Top Tips For Freezing And Reheating Soups

Ahhhh soup: while the mere thought of it causes an extra beading of sweat on the brow during summer months, at this time of year it's warmly welcomed to the dinner table.

If you're feeling under the weather: make soup. If you're out of time and energy for an elaborate meal: make soup. 

If you're stuck on ideas for how to use your potatoes/ pumpkin/ leek/ celeriac: MAKE SOUP!

The beauty of a good soup is the liberty of tossing in whatever vegetables one desires, cooking it with stock and blending into a hearty bowl of soul-warming broth. I feel like I've talked about soup A LOT recently… but really, it's such a winter classic, and incredibly easy to procure.

Go one further and make extra, giving you a ready-made meal sitting in the freezer, simply waiting for the inevitable evening when you really, REALLY can't be bothered. Freezing and reheating soups takes little energy, plus it's cheaper and more nutritious than a take-away meal.
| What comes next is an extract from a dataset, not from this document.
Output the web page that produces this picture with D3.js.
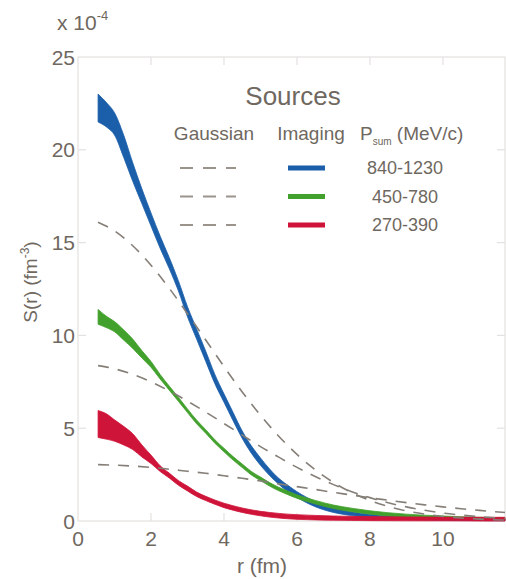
<!DOCTYPE html>
<html>
<head>
<meta charset="utf-8">
<script src="https://cdn.jsdelivr.net/npm/d3@7"></script>
<style>
  body { margin: 0; background: #fff; }
  svg text { font-family: "Liberation Sans", Arial, Helvetica, sans-serif; fill: #6f6860; }
</style>
</head>
<body>
<svg id="chart" width="506" height="579"></svg>
<script>
(function() {
    'use strict';

    // radius grid (fm) for the imaging bands
    var rBand = [0.55, 0.8, 1.0, 1.25, 1.5, 1.75, 2.0, 2.25, 2.5, 2.75, 3.0, 3.25, 3.5, 3.75,
        4.0, 4.25, 4.5, 4.75, 5.0, 5.25, 5.5, 5.75, 6.0, 6.5, 7.0, 7.5, 8.0, 9.0, 10.0, 11.0, 11.7];

    // imaging sources, lower / upper edge (x 1e-4 fm^-3)
    var blueLo = [21.5, 21.2, 20.8, 19.6, 18.3, 17.1, 15.9, 14.7, 13.6, 12.4, 11.0, 9.8, 8.6, 7.4,
        6.4, 5.4, 4.45, 3.65, 3.0, 2.45, 1.98, 1.58, 1.27, 0.77, 0.46, 0.29, 0.18, 0.08, 0.04, 0.02, 0.01];
    var blueHi = [23.0, 22.5, 22.0, 20.8, 19.3, 17.9, 16.6, 15.35, 14.2, 12.95, 11.55, 10.35, 9.15, 7.9,
        6.85, 5.85, 4.85, 4.05, 3.4, 2.8, 2.3, 1.92, 1.58, 1.05, 0.72, 0.5, 0.36, 0.23, 0.17, 0.13, 0.11];

    var greenLo = [10.6, 10.4, 10.2, 9.75, 9.3, 8.78, 8.28, 7.65, 7.05, 6.45, 5.84, 5.24, 4.73, 4.19,
        3.73, 3.28, 2.88, 2.48, 2.18, 1.88, 1.63, 1.42, 1.22, 0.92, 0.67, 0.5, 0.37, 0.2, 0.11, 0.06, 0.04];
    var greenHi = [11.4, 11.0, 10.75, 10.3, 9.8, 9.18, 8.6, 7.9, 7.27, 6.67, 6.04, 5.44, 4.92, 4.38,
        3.92, 3.47, 3.07, 2.67, 2.37, 2.07, 1.82, 1.61, 1.41, 1.11, 0.86, 0.69, 0.55, 0.37, 0.27, 0.2, 0.18];

    var redLo = [4.5, 4.4, 4.3, 4.1, 3.85, 3.45, 3.1, 2.67, 2.32, 1.93, 1.62, 1.32, 1.1, 0.9,
        0.72, 0.58, 0.46, 0.36, 0.28, 0.21, 0.16, 0.12, 0.09, 0.06, 0.04, 0.03, 0.02, 0.01, 0.01, 0.0, 0.0];
    var redHi = [5.95, 5.75, 5.45, 5.1, 4.7, 4.1, 3.55, 2.98, 2.58, 2.18, 1.88, 1.56, 1.33, 1.13,
        0.96, 0.82, 0.7, 0.6, 0.52, 0.46, 0.41, 0.37, 0.34, 0.3, 0.27, 0.25, 0.24, 0.22, 0.21, 0.2, 0.2];

    // gaussian sources
    var rGauss = [0.55, 1, 1.5, 2, 2.5, 3, 3.5, 4, 4.5, 5, 5.5, 6, 6.5, 7, 7.5, 8, 8.5, 9, 9.5, 10,
        10.5, 11, 11.7];
    var gaussHigh = [16.1, 15.63, 14.83, 13.78, 12.54, 11.17, 9.75, 8.32, 6.95, 5.7, 4.57, 3.59,
        2.76, 2.08, 1.53, 1.11, 0.78, 0.54, 0.37, 0.245, 0.16, 0.1, 0.05];
    var gaussMid = [8.37, 8.2, 7.9, 7.5, 7.01, 6.46, 5.87, 5.25, 4.63, 4.01, 3.44, 2.89, 2.4,
        1.96, 1.58, 1.26, 0.98, 0.76, 0.58, 0.43, 0.32, 0.23, 0.14];
    var gaussLow = [3.04, 3.01, 2.96, 2.89, 2.79, 2.68, 2.57, 2.44, 2.3, 2.16, 2.0, 1.85, 1.7,
        1.54, 1.4, 1.25, 1.12, 0.99, 0.87, 0.76, 0.66, 0.57, 0.46];

    var pLabels = ["840-1230", "450-780", "270-390"];
    var colors = ["#1b5ea9", "#42a12d", "#cf1439"];
    var xTicks = [0, 2, 4, 6, 8, 10];
    var yTicks = [0, 5, 10, 15, 20, 25];

    var left = 78, right = 505, top = 57, bottom = 521;

    var svg = d3.select("#chart");

    var x = d3.scaleLinear().domain([0, 11.7]).range([left, right]);
    var y = d3.scaleLinear().domain([0, 25]).range([bottom, top]);

    // frame with inward ticks on all four sides
    var frame = svg.append("g").attr("stroke", "#e4e2e0").attr("stroke-width", 1.2).attr("fill", "none");
    frame.append("rect")
        .attr("x", left).attr("y", top)
        .attr("width", right - left).attr("height", bottom - top);

    frame.selectAll("line.xb").data(xTicks.slice(1)).enter().append("line")
        .attr("x1", function(d) { return x(d); }).attr("x2", function(d) { return x(d); })
        .attr("y1", bottom).attr("y2", bottom - 8);
    frame.selectAll("line.xt").data(xTicks.slice(1)).enter().append("line")
        .attr("x1", function(d) { return x(d); }).attr("x2", function(d) { return x(d); })
        .attr("y1", top).attr("y2", top + 8);
    frame.selectAll("line.yl").data(yTicks.slice(1, 5)).enter().append("line")
        .attr("x1", left).attr("x2", left + 8)
        .attr("y1", function(d) { return y(d); }).attr("y2", function(d) { return y(d); });
    frame.selectAll("line.yr").data(yTicks.slice(1, 5)).enter().append("line")
        .attr("x1", right).attr("x2", right - 8)
        .attr("y1", function(d) { return y(d); }).attr("y2", function(d) { return y(d); });

    // tick labels
    svg.selectAll("text.xtick").data(xTicks).enter().append("text")
        .attr("x", function(d) { return x(d); })
        .attr("y", 546)
        .attr("text-anchor", "middle")
        .attr("font-size", 21)
        .text(function(d) { return d; });

    svg.selectAll("text.ytick").data(yTicks).enter().append("text")
        .attr("x", 75)
        .attr("y", function(d) { return y(d); })
        .attr("dy", "0.36em")
        .attr("text-anchor", "end")
        .attr("font-size", 21)
        .text(function(d) { return d; });

    // exponent
    var expo = svg.append("text").attr("x", 57).attr("y", 30).attr("font-size", 21);
    expo.append("tspan").text("x 10");
    expo.append("tspan").attr("font-size", 13).attr("dy", -10).text("-4");

    // axis titles
    svg.append("text")
        .attr("x", 262).attr("y", 573)
        .attr("text-anchor", "middle")
        .attr("font-size", 21)
        .text("r (fm)");

    var ylab = svg.append("text")
        .attr("transform", "translate(37,282) rotate(-90)")
        .attr("text-anchor", "middle")
        .attr("font-size", 19);
    ylab.append("tspan").text("S(r) (fm");
    ylab.append("tspan").attr("font-size", 12).attr("dy", -8).text("-3");
    ylab.append("tspan").attr("dy", 8).text(")");

    // imaging bands
    var bands = [
        {lo: blueLo, hi: blueHi, color: colors[0]},
        {lo: greenLo, hi: greenHi, color: colors[1]},
        {lo: redLo, hi: redHi, color: colors[2]}
    ];

    var area = d3.area()
        .x(function(d) { return x(d.r); })
        .y0(function(d) { return y(d.lo); })
        .y1(function(d) { return y(d.hi); })
        .curve(d3.curveMonotoneX);

    bands.forEach(function(b) {
        var pts = rBand.map(function(r, i) { return {r: r, lo: b.lo[i], hi: b.hi[i]}; });
        svg.append("path")
            .datum(pts)
            .attr("d", area)
            .attr("fill", b.color)
            .attr("stroke", b.color)
            .attr("stroke-width", 0.8)
            .attr("stroke-linejoin", "round");
    });

    // gaussian dashed curves
    var line = d3.line()
        .x(function(d) { return x(d.r); })
        .y(function(d) { return y(d.v); })
        .curve(d3.curveMonotoneX);

    [gaussHigh, gaussMid, gaussLow].forEach(function(g) {
        var pts = rGauss.map(function(r, i) { return {r: r, v: g[i]}; });
        svg.append("path")
            .datum(pts)
            .attr("d", line)
            .attr("fill", "none")
            .attr("stroke", "#857f78")
            .attr("stroke-width", 1.6)
            .attr("stroke-dasharray", "11,9");
    });

    // legend
    svg.append("text")
        .attr("x", 293).attr("y", 105)
        .attr("text-anchor", "middle")
        .attr("font-size", 26)
        .text("Sources");

    svg.append("text").attr("x", 214).attr("y", 140).attr("text-anchor", "middle")
        .attr("font-size", 19).text("Gaussian");
    svg.append("text").attr("x", 311).attr("y", 140).attr("text-anchor", "middle")
        .attr("font-size", 19).text("Imaging");
    var ph = svg.append("text").attr("x", 360).attr("y", 140).attr("font-size", 19);
    ph.append("tspan").text("P");
    ph.append("tspan").attr("font-size", 10).attr("dy", 5).text("sum");
    ph.append("tspan").attr("dy", -5).text(" (MeV/c)");

    var rows = svg.selectAll("g.row").data(pLabels).enter().append("g")
        .attr("transform", function(d, i) { return "translate(0," + (168 + i * 28.5) + ")"; });

    rows.append("line")
        .attr("x1", 180).attr("x2", 236).attr("y1", 0).attr("y2", 0)
        .attr("stroke", "#9a948d").attr("stroke-width", 1.8)
        .attr("stroke-dasharray", "13,10");
    rows.append("line")
        .attr("x1", 288).attr("x2", 325).attr("y1", 0).attr("y2", 0)
        .attr("stroke", function(d, i) { return colors[i]; })
        .attr("stroke-width", 5);
    rows.append("text")
        .attr("x", 405).attr("y", 0).attr("dy", "0.36em")
        .attr("text-anchor", "middle")
        .attr("font-size", 18)
        .text(function(d) { return d; });
})();
</script>
</body>
</html>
There's not much to it… it's fairly self-explanatory, but as a just in case, here are our top tips for freezing and reheating soups:

Cool the soup.

Before biffing it in the freezer, one would do well to let the leftover soup cool to room temperature (otherwise one runs the risk of increasing the temperature of the freezer compartment, which has the potential to affect other stored items).

Use the right containers.

Use freezer-safe containers or plastic bags. Glass is certainly an option, but be sure to check that your lovely large mason jar is tempered or borosilicate glass, otherwise you may find an unwelcome mess on your hands! If going for the glass option, we'd recommend popping it (and the soup) in the fridge overnight to cool it right down, then transferring to the freezer - this should reduce the risk of cracking due to thermal shock.

Leave headroom.

Think back to school physics - liquids expand as they freeze… if one fails to leave sufficient head room in the soup vessel of choice then, well, yet another mess potential!

Label.

Have you tossed leftovers in the freezer with the certainty that you will most definitely remember what it is… only to find that 6 months later your mind has failed you? We've all been there! For the minimal effort that writing a label declaring the contents and date of the item frozen, one could avoid the disappointment of pulling out soup, only to find it's actually last summers vegetable stock!

Types of soup.

Pretty much all soup freezes and thaws well, but do be mindful that a stint in the freezer will cause most veggies to lose their texture and take on a rather mushy quality. Given that most soups are blended up, this isn't too much of an issue, but do be ware if you're thinking of freezing a tasty minestrone.

Portions:

As with most freezing endeavours, portioning soup into individual or family-sized amounts is highly convenient. It means that you can simply pull out the soup container from the freezer, thaw it in the fridge overnight, and then gently reheat on the stovetop or in the microwave. Bing bang boom: dinner sorted!